Depuis sa toute première campagne en 1961 – c’était pour les droits civiques des Noirs – Bernie Sanders n’a jamais cessé de courir. Mais pendant vingt ans, il n’a collectionné que les défaites, certaines cinglantes. En 1974 pour sa première campagne sénatoriale, il avait obtenu 4% des suffrages. Parvenu jusqu’au Sénat, il dut composer avec le fait de n’être écouté de personne. En 1990, il prononça un discours fleuve contre la guerre du Golfe qui se préparait, devant un hémicycle entièrement vide ! Son discours a été ressorti des archives pour les besoins de sa campagne présidentielle. Sanders s’exprime avec sa fouge habituelle devant des bancs totalement déserts.

Aujourd’hui, c’est par dizaines de milliers que les Américains, surtout des jeunes, viennent l’écouter. Sanders goûte à la fois son plaisir et sa chance.

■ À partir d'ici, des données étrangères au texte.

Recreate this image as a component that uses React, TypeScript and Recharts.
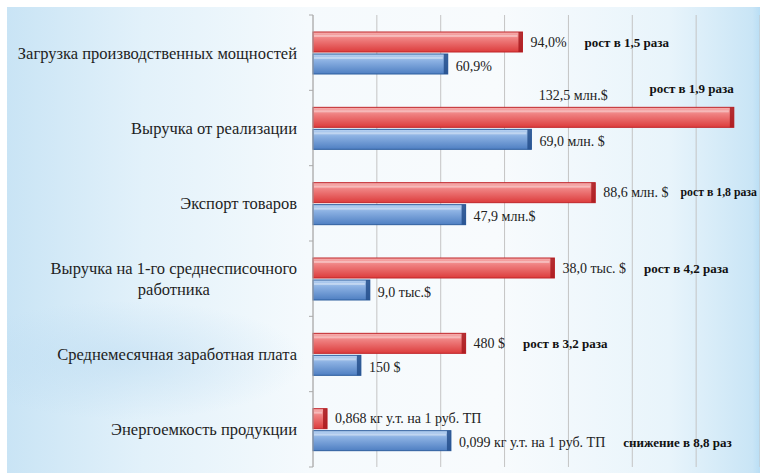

Non seulement son message est entendu, mais il sait qu’il y a dans cet auditoire des dizaines d’hommes et de femmes qui répandront ce message après lui. La campagne présidentielle est une occasion unique pour lui de se faire entendre et de laisser un héritage.

Par ses discours et ses prise de positions, il est par ailleurs en mesure de faire déjà changer les choses. Attaquant Hillary Clinton sur sa gauche, il a réussi à la faire évoluer vers ses propres positions. Car l’ex-Première dame a bien compris que le succès de Sanders était en grande partie dû à la frustration d’une partie de l’électorat. Au sentiment que le système –dont elle est la personnification – ne fonctionnait plus pour eux. Du coup, elle aussi a radicalisé son discours, notamment sur le commerce international et les accords de libre-échange qu’elle rejette désormais après les avoirs soutenus pendant vingt ans. 

Le magazine de gauche américain Mother Jones – qui a pris fait et cause pour Sanders – rapporte que dans les années 1970, du temps où personne ne l’écoutait, Sanders se réveillait chaque matin en se disant : " je ne suis pas fou ! ". Comme pour se convaincre que son combat était le bon. Non seulement, il sait désormais qu’il n’était pas, mais il est de plus en plus convaincu qu’il a peut-être toujours eu raison.